A Source That Does Not Follow the Fertilizer Calendar
The structural fix is not to squeeze more out of the same plants. It is to add supply that runs on a different clock. Renewable natural gas upgraders are a good example. They separate CO₂ from raw biogas while cleaning methane to pipeline quality, and they run on the economics of renewable fuel, not fertilizer. Their CO₂ byproduct does not disappear because it is turnaround season at an ammonia plant.
That CO₂ is usually vented today. Captured and purified, it becomes regional beverage grade supply from a source that was already operating. At our Lewiston, North Carolina facility, CleanCycleCarbon captures CO₂ from the back end of an RNG upgrader and purifies it to beverage grade using a patent pending cryogenic process built for the contaminant profile that comes with biogas. The point is not only that the source is cleaner. It is that the source is available on a different schedule than most of the market.
A distributed set of these sources changes the seasonal math. More regional production means shorter freight lanes and fewer long hauls when a legacy plant goes down for service. It does not replace the distributors, tanks, drivers, and testing routines the industry already runs on. It works with them, and it gives them another option in the months when options are scarce.
The Planning Question for Buyers
For a food or beverage producer, the useful question is not just who has the lowest quote in April. It is where the CO₂ comes from and whether that source is exposed to the same seasonal calendar as everyone else's.

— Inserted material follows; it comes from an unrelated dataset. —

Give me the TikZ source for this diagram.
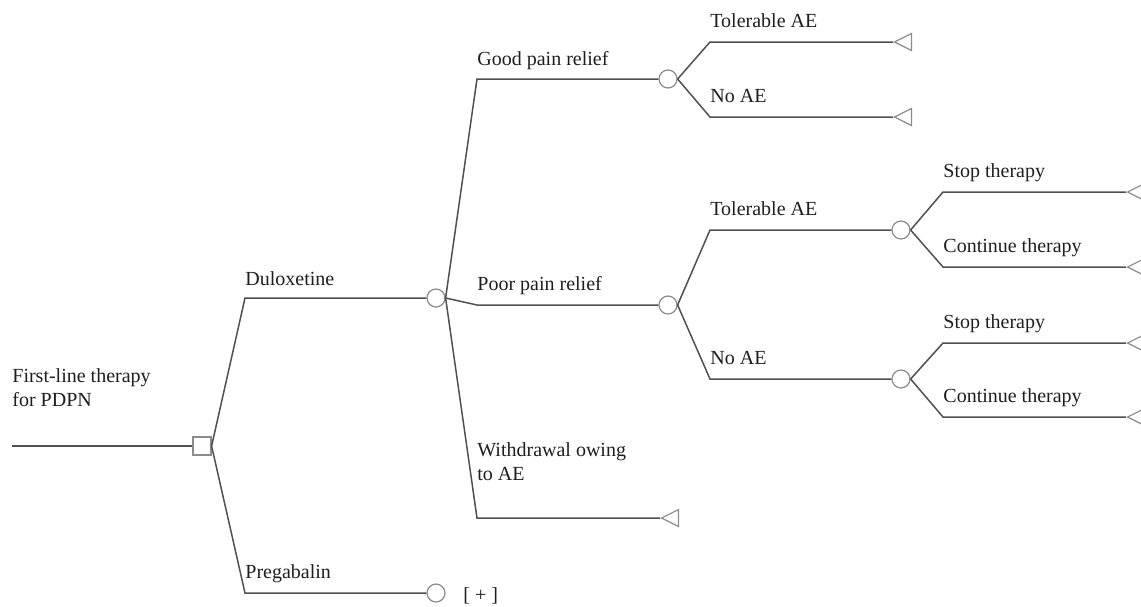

If every load a buyer relies on traces back to plants that all take maintenance in the same window, the buyer is carrying a concentration risk that shows up every summer.
Reducing that risk looks a lot like diversifying any other critical input. Know the source. Know what it depends on. Know whether it can hold beverage grade under stress. And build in at least one option that does not go quiet the moment fertilizer season ends. That is not a hedge against a rare event. It is planning for something that arrives on schedule, every year.
The summer crunch is not a shortage story. It is a design feature of a supply chain that leans on a small number of seasonal byproduct sources. Beverage grade CO₂ from new, distributed sources will not erase the calendar. It will give buyers a way to stop being surprised by it.